After four decades, General Keys calls it a career

  • Published
  • By Tech. Sgt. Cindy Dofner
  • Air Combat Command Public Affairs
After four decades in uniform, the Air Force's current longest serving commissioned officer retires Oct. 1.
Gen. Ronald E. Keys, commander of Air Combat Command, is saying goodbye to the service he joined June 4, 1967. Suggesting there have been a lot of changes in his 40 years would be an understatement. Still, the general narrowed down the most significant change he's seen to training.
He said he was "dreadfully and poorly" prepared to go to war in 1969. After initial pilot training, then-Lieutenant Keys went on to learn to fly the F-4 Phantom II at Davis-Monthan AFB, Ariz. While there, an F-4 crashed at George AFB in California doing air-to-air maneuvering, causing the school to cancel air-to-air training for his class. Without that experience, General Keys said he was lucky to have survived the Vietnam War.
"I went off to war without the appreciation of how to really fly the F-4," he said. "I was just fortunate enough that I got through 211 missions without killing myself, frankly."
He said he learned to fly the F-4 mainly through osmosis.
"I flew a lot - on the wing of old, experienced guys," he said. "I watched, learned and absorbed."
Now all Airmen - not just pilots - are much better prepared, because of the Air Force's high level of training, he said.
One thing that hasn't changed is the level of commitment General Keys sees from the force - Airmen of discipline, courage and commitment.
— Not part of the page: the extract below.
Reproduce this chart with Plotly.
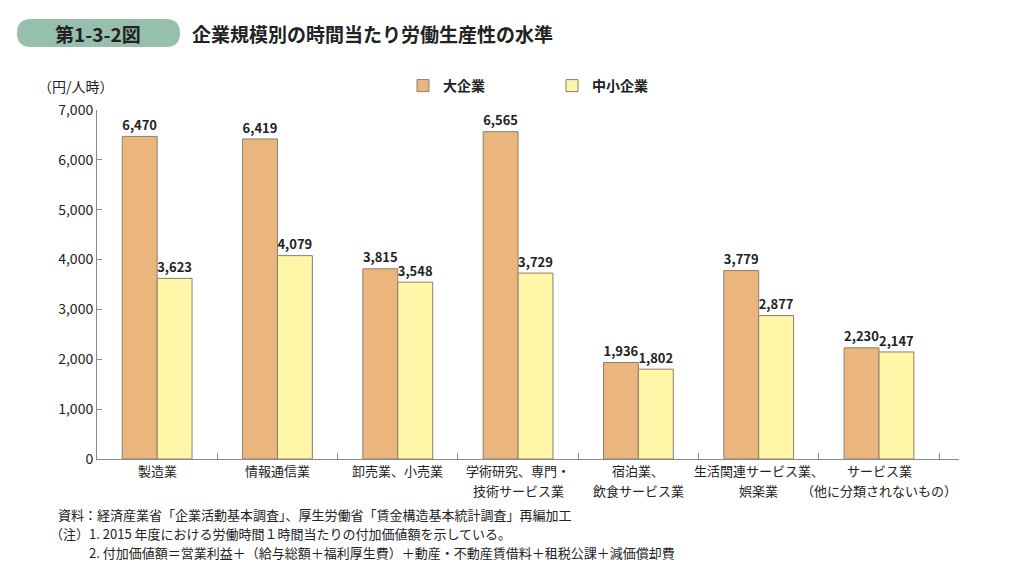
import plotly.graph_objects as go

categories = ["製造業", "情報通信業", "卸売業、小売業", "学術研究、専門・<br>技術サービス業",
              "宿泊業、<br>飲食サービス業", "生活関連サービス業、<br>娯楽業", "サービス業<br>（他に分類されないもの）"]
large = [6470, 6419, 3815, 6565, 1936, 3779, 2230]
sme = [3623, 4079, 3548, 3729, 1802, 2877, 2147]
series_names = ["大企業", "中小企業"]
yticks = [0, 1000, 2000, 3000, 4000, 5000, 6000, 7000]
notes = [
    ("資料：経済産業省「企業活動基本調査」、厚生労働省「賃金構造基本統計調査」再編加工", 56),
    ("（注）1. 2015 年度における労働時間１時間当たりの付加価値額を示している。", 48),
    ("2. 付加価値額＝営業利益＋（給与総額＋福利厚生費）＋動産・不動産賃借料＋租税公課＋減価償却費", 87),
]

FONT = "Noto Sans CJK JP"
W, H = 1024, 570
L, R, T, B = 97, 65, 110, 111

fig = go.Figure()
for name, vals, col in [(series_names[0], large, "#EBB67E"), (series_names[1], sme, "#FFF6A8")]:
    fig.add_trace(go.Bar(
        x=categories, y=vals, name=name,
        marker=dict(color=col, line=dict(color="#8E7E6E", width=1)),
        text=[f"{v:,}" for v in vals], textposition="outside",
        textfont=dict(family=FONT, size=15, color="#222222", weight="bold"),
        cliponaxis=False,
    ))

fig.update_layout(
    width=W, height=H,
    margin=dict(l=L, r=R, t=T, b=B, autoexpand=False),
    paper_bgcolor="white", plot_bgcolor="white",
    barmode="group", bargap=0.42, bargroupgap=0,
    font=dict(family=FONT, size=13, color="#333333"),
    showlegend=True,
    legend=dict(orientation="h", x=(403 - L) / (W - L - R), xanchor="left",
                y=1 + (T - 70) / (H - T - B), yanchor="top",
                font=dict(family=FONT, size=14, color="#222222", weight="bold"),
                entrywidth=104, entrywidthmode="pixels",
                itemwidth=30, traceorder="normal", bgcolor="rgba(0,0,0,0)"),
)

fig.update_yaxes(
    range=[0, 7000], tickvals=yticks, ticktext=[f"{v:,}" for v in yticks],
    showgrid=False, zeroline=False, automargin=False,
    showline=True, linecolor="#8A8A8A", linewidth=1,
    ticks="inside", ticklen=5, tickcolor="#8A8A8A",
    tickfont=dict(family=FONT, size=14, color="#222222"),
)
fig.update_xaxes(
    showline=True, linecolor="#8A8A8A", linewidth=1, automargin=False,
    ticks="inside", ticklen=6, tickcolor="#8A8A8A", tickson="boundaries",
    showticklabels=False, showgrid=False,
)

def px_x(x):
    return (x - L) / (W - L - R)
def px_y(y):
    return (H - B - y) / (H - T - B)

# category labels (one annotation per line, placed on the category axis)
for cat in categories:
    for i, line in enumerate(cat.split("<br>")):
        fig.add_annotation(text=line, xref="x", x=cat, yref="paper", y=px_y(470 + 20 * i),
                           xanchor="center", yanchor="middle", showarrow=False,
                           font=dict(family=FONT, size=13, color="#222222"))

# Title pill
x0, x1, y0, y1, r = 17, 180, 19, 47, 14
path = (f"M {px_x(x0 + r)} {px_y(y0)} L {px_x(x1 - r)} {px_y(y0)} "
        f"Q {px_x(x1)} {px_y(y0)} {px_x(x1)} {px_y((y0 + y1) / 2)} "
        f"Q {px_x(x1)} {px_y(y1)} {px_x(x1 - r)} {px_y(y1)} "
        f"L {px_x(x0 + r)} {px_y(y1)} "
        f"Q {px_x(x0)} {px_y(y1)} {px_x(x0)} {px_y((y0 + y1) / 2)} "
        f"Q {px_x(x0)} {px_y(y0)} {px_x(x0 + r)} {px_y(y0)} Z")
fig.add_shape(type="path", xref="paper", yref="paper", path=path,
              fillcolor="#96BFAE", line=dict(width=0), layer="below")

def ann(text, x, y, size=13, anchor="left", bold=False, color="#222222"):
    fig.add_annotation(text=text, xref="paper", yref="paper", x=px_x(x), y=px_y(y),
                       xanchor=anchor, yanchor="middle", showarrow=False, align="left",
                       font=dict(family=FONT, size=size, color=color,
                                 weight="bold" if bold else "normal"))

ann("第1-3-2図", 98, 33, size=19, anchor="center", bold=True, color="#222222")
ann("企業規模別の時間当たり労働生産性の水準", 190, 33, size=19, bold=True, color="#222222")
ann("（円/人時）", 36, 86, size=14)
for i, (txt, x) in enumerate(notes):
    ann(txt, x, 514 + 19 * i, size=13)

fig.write_html("out.html")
As commander of the largest major command, responsible for organizing, training, equipping and maintaining combat ready forces, he said he witnesses this resolve daily.
"What renews my soul is the enthusiasm that I see out there, the inventiveness and the commitment to get things done," he said.
Today's Airmen show this tenacity, he said, despite the current challenges facing the service, including a reduction in the force.
General Keys knows all about force shaping. He was faced with leaving the service when he met two "SERB" boards while he was a wing commander. So, after a career spanning five decades, he had this advice for today's Airmen: "Focus on your job. That's what's going to be looked at in this time of reduction - who can do their job and who can't, who causes trouble and who doesn't. Also, take an honest assessment of how well you're doing. If you do those things, it will carry most people through this time of reduction.
Force shaping is just one issue General Keys faced as the leader of the Air Force's largest major command. When he began the job in May 2005, he laid out five focus areas for his tenure at ACC - people, expeditionary operations, recapitalization, organization and transformation.
Some, he said, have been more successful than others. He's most proud of the progress in the expeditionary realm.
"I think that's probably the area in which we've done the best, making sure we're an expeditionary force," he said. "We have to focus on the fact that we can on a moment's notice pick-up, pack-up, deploy, plug-in, and operate at the ends of the Earth for as long as required. We're not a garrison Air Force. The taxpayers didn't hire us to relax and have a good time at Langley AFB. They pay our wages so that we go and win America's wars when we're called upon to do so... Whether those "wars" are saving lives, protecting people, or actual combat."
More difficult to pin down has been recapitalization. In the times of a tight budget, finding money to buy what the force needs is a challenge.
"We're now flying airplanes at ages we've never flown airplanes before," he said. "We have an absolutely great maintenance force that keeps those planes flying. But, they do so at extended timeframes, they do so on the backs of the workers and we need to buy a new force, quite frankly.
"Most of us don't own 40-year-old cars, but if we do, we drive it on Sunday when there's not much traffic, when it's not raining and the sun is out, and we drive it slowly. But I'm taking all my '40-yr-old cars' and in effect, I'm taking them to Indianapolis and I'm racing them everyday and that's dangerous because you can't know what's going to break next."
While challenges have been plentiful, General Keys, who spent his career in the cockpits of the A-10, F-4, F-15 and F-16, said his last job as an Airman has been gratifying.
"Everything about it has been rewarding," he said. "You're working with a command that's on the leading edge of combat capability. You're working with a command that at any given time has 8,000 to 10,000 people deployed - many of them in harm's way. So, you're working those issues that are very important, not only to Air Combat Command and to the Air Force, but also to our country.
"I think my most rewarding times are when I go out on base visits and talk to people who are actually getting the job done. In the face of people cuts and in the face of not having enough money, in the face of rapid change, you get to see people who are very adaptive, who are very committed, you get to see those Airmen of discipline and courage and commitment and honor, and that to me is the best part of being COMACC."
After retiring, General Keys and his wife, Valerie, will move to their home in the Washington, D.C. area, where he said he'll definitely have a job.
"Valerie has told me either I'll need a job or I'll be in the front yard for eight hours a day - I'm not going to be reorganizing her kitchen for the next 40 years."
The general said he's excited about the opportunities he'll face in the "civilian" workforce.
"I don't plan on sitting on my front porch in a rocking chair and watching the world go by... There are lots of interesting and difficult problems that need to be solved over the next 40 years."